Aim
Pictures are not part of the copy. Retype the lines from the first one through the line that contains "from bokeh.resources import INLINE".

Data lines
-*-

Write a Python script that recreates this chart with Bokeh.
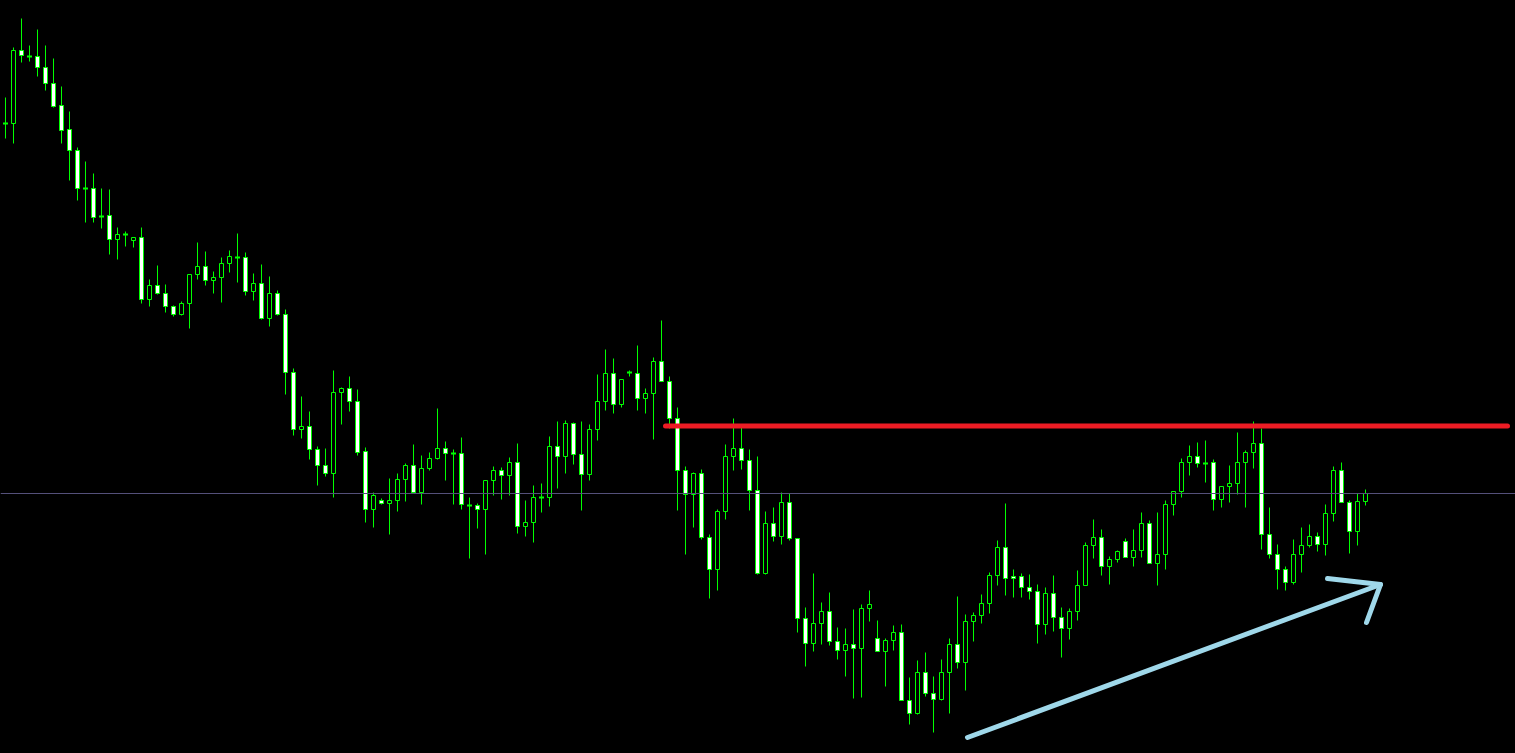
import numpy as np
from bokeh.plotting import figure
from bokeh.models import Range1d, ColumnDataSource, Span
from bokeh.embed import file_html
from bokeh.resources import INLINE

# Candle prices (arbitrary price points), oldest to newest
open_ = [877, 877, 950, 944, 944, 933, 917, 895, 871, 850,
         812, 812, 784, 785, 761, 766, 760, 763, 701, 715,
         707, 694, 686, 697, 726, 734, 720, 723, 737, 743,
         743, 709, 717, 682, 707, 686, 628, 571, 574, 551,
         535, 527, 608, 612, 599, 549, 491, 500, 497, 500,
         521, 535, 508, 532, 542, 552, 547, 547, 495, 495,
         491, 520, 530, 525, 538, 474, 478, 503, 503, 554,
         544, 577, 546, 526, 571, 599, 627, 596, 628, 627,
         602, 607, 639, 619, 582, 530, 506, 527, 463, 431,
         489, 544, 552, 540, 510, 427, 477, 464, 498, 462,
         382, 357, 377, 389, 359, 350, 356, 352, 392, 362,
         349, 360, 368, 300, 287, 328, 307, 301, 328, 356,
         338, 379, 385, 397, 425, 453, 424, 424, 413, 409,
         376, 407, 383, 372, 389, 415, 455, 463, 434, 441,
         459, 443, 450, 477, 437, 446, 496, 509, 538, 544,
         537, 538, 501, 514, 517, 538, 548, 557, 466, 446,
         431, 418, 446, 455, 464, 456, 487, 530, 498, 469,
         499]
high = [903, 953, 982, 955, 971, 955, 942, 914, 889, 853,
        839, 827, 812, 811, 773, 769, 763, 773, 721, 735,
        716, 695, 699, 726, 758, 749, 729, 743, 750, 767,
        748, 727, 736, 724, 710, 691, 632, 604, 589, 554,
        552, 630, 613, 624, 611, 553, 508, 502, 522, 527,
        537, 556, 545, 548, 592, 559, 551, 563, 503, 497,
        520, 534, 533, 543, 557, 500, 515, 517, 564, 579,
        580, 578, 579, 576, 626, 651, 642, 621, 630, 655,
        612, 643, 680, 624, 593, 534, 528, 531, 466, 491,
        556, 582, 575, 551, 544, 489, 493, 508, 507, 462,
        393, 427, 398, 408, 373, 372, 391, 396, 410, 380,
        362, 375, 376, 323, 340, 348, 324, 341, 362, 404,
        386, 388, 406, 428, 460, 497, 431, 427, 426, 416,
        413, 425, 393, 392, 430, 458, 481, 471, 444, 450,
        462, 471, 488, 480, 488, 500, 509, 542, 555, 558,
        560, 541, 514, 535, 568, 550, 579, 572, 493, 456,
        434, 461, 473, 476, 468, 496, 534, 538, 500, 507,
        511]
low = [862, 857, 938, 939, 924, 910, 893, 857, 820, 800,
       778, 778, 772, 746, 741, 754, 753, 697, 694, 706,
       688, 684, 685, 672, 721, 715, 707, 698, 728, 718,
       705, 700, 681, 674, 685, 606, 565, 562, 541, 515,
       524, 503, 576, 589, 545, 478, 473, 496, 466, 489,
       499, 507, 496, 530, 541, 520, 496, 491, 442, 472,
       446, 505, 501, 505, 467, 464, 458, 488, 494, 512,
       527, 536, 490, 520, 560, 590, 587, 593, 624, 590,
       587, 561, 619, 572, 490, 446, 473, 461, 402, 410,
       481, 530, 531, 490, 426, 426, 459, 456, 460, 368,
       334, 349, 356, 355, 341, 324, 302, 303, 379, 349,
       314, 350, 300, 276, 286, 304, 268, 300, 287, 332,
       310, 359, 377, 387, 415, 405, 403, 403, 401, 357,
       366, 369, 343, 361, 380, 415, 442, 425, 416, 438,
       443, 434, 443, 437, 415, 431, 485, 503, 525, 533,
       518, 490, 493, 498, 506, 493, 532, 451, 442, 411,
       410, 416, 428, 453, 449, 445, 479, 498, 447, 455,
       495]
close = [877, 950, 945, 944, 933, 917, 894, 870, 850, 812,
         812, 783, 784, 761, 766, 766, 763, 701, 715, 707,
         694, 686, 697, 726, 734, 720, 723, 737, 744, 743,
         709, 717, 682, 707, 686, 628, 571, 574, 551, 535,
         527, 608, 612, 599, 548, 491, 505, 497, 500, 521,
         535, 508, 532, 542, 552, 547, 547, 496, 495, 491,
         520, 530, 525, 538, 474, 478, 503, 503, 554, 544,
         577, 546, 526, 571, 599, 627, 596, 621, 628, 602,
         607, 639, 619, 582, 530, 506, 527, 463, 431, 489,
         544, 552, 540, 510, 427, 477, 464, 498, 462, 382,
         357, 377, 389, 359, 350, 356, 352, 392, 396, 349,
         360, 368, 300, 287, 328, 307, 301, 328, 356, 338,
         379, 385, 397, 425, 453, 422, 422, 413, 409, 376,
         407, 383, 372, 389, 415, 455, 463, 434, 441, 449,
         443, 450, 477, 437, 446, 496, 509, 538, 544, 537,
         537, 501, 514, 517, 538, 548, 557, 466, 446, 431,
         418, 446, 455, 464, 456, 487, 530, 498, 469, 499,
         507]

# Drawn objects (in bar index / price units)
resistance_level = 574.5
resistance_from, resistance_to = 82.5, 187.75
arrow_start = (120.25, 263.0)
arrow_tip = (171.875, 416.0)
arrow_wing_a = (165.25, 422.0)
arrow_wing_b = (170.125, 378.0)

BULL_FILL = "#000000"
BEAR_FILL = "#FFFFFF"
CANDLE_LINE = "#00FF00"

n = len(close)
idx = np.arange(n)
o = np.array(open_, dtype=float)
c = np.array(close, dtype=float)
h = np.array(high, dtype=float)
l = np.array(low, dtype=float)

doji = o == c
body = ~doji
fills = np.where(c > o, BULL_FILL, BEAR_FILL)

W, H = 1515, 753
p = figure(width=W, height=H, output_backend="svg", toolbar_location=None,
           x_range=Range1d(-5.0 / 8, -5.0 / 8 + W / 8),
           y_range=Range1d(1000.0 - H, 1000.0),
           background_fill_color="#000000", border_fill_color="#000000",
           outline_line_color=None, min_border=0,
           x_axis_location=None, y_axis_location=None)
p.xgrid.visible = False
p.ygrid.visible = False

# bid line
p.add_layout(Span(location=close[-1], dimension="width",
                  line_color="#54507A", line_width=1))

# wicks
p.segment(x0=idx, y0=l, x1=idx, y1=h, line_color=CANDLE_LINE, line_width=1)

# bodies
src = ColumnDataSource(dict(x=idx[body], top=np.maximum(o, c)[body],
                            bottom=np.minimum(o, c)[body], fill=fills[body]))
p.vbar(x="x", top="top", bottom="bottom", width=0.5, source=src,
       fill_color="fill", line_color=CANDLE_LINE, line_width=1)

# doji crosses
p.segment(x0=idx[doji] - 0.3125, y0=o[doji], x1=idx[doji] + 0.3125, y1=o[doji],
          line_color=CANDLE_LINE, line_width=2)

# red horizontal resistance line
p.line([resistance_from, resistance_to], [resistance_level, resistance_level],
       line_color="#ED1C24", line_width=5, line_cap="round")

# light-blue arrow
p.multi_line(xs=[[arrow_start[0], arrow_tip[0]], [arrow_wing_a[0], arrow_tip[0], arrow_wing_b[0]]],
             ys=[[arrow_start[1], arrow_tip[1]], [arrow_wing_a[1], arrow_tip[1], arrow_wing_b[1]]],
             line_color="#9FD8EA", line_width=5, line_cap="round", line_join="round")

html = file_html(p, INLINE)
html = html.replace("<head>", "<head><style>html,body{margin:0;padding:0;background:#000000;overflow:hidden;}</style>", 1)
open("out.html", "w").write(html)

-*-

Solution for this problem
Write a Python script that recreates this chart with Bokeh.
import numpy as np
from bokeh.plotting import figure
from bokeh.models import Range1d, ColumnDataSource, Span
from bokeh.embed import file_html
from bokeh.resources import INLINE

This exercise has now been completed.